───── DATASET ─────

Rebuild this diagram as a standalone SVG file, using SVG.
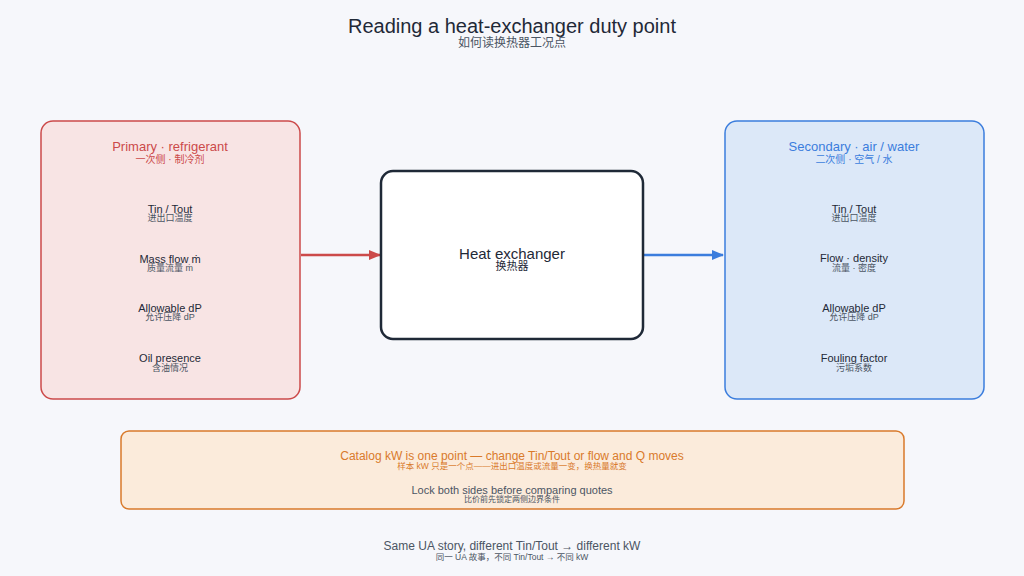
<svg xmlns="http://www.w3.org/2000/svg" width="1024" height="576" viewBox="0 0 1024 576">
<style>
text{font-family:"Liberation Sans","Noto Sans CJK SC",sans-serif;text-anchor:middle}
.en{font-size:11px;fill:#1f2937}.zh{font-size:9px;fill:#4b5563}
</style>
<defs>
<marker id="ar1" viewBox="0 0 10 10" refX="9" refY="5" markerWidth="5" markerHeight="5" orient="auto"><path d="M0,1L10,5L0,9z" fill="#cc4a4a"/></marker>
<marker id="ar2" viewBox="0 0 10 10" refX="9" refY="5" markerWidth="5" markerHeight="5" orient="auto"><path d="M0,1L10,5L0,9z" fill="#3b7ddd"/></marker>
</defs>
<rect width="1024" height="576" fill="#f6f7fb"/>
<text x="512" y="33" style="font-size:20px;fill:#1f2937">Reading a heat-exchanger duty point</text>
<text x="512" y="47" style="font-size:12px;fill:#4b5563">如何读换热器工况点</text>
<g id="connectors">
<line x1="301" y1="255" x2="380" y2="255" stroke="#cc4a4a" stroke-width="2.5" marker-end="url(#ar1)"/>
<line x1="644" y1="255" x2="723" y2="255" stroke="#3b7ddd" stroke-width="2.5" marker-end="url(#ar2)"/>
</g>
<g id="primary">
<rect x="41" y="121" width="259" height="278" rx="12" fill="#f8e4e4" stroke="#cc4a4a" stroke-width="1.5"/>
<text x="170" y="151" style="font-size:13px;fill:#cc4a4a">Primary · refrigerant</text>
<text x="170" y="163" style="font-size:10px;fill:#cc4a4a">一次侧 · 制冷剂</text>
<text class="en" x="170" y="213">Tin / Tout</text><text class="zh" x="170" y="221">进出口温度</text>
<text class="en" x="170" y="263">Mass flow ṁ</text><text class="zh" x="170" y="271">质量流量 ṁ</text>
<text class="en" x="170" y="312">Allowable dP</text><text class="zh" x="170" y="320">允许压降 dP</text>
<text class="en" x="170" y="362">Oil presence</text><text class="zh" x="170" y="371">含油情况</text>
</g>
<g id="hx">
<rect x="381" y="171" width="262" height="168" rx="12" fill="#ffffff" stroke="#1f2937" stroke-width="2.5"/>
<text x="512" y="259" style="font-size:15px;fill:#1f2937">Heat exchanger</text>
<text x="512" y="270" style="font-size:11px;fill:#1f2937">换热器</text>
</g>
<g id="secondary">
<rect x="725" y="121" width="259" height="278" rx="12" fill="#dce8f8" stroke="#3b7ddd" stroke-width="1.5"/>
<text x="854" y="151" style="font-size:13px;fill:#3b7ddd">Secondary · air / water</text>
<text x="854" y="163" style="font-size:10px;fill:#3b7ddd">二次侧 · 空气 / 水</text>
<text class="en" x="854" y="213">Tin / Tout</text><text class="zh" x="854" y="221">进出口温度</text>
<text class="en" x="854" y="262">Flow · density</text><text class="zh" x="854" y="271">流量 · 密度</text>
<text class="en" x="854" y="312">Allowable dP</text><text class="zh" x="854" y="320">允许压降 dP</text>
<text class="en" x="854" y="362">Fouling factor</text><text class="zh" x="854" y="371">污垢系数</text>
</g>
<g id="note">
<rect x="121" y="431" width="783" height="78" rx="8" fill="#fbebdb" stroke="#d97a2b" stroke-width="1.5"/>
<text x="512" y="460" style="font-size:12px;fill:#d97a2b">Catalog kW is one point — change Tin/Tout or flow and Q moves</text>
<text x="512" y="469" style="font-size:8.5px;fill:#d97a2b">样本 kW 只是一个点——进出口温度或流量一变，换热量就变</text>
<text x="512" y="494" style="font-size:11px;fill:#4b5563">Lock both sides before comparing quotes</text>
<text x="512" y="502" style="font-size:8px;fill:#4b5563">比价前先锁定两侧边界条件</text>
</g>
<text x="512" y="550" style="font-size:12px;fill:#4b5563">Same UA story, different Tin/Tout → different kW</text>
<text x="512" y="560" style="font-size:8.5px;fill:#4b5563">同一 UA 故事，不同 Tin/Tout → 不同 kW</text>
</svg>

─────
───── DATASET ─────

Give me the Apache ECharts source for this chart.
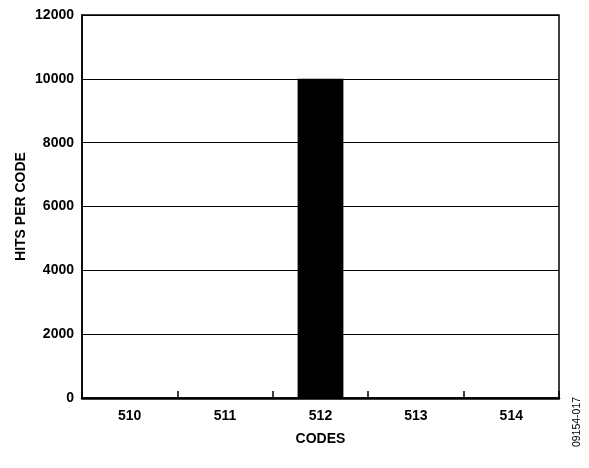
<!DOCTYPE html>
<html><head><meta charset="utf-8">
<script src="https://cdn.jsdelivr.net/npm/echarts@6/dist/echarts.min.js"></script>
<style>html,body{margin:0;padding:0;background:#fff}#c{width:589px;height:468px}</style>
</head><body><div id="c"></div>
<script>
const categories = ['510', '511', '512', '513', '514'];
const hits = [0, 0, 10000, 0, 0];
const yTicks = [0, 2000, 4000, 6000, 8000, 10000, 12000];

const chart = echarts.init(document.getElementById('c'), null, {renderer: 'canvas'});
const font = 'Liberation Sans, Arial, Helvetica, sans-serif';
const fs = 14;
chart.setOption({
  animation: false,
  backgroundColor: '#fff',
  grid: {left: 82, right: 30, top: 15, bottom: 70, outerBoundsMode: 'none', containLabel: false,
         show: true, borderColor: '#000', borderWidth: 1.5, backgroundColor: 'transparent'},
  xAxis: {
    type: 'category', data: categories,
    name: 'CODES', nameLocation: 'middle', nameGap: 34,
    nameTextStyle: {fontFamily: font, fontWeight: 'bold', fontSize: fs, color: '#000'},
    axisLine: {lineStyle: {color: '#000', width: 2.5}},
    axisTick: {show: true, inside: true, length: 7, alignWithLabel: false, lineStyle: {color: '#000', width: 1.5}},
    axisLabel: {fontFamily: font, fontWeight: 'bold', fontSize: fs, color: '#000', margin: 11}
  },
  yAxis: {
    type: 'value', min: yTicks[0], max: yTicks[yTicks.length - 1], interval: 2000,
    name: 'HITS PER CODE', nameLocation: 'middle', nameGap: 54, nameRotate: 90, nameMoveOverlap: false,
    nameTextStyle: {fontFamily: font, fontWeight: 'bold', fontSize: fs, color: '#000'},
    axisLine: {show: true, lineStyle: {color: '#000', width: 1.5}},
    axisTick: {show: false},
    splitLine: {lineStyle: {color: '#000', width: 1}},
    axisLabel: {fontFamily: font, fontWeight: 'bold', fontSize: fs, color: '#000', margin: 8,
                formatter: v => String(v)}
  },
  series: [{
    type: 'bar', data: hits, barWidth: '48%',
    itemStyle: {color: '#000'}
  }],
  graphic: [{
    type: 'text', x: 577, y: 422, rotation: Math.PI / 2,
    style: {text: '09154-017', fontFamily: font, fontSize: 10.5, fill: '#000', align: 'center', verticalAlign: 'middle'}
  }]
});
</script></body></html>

─────

YOUR TASK: Taking the material above, give again exactly the lines from the one holding "Give me the" through the one holding "const yTicks = [0, 2000, 4000, 6000, 8000, 10000, 12000];", with both ends and without pictures.

RESULT FOR THIS EXERCISE:
Give me the Apache ECharts source for this chart.
<!DOCTYPE html>
<html><head><meta charset="utf-8">
<script src="https://cdn.jsdelivr.net/npm/echarts@6/dist/echarts.min.js"></script>
<style>html,body{margin:0;padding:0;background:#fff}#c{width:589px;height:468px}</style>
</head><body><div id="c"></div>
<script>
const categories = ['510', '511', '512', '513', '514'];
const hits = [0, 0, 10000, 0, 0];
const yTicks = [0, 2000, 4000, 6000, 8000, 10000, 12000];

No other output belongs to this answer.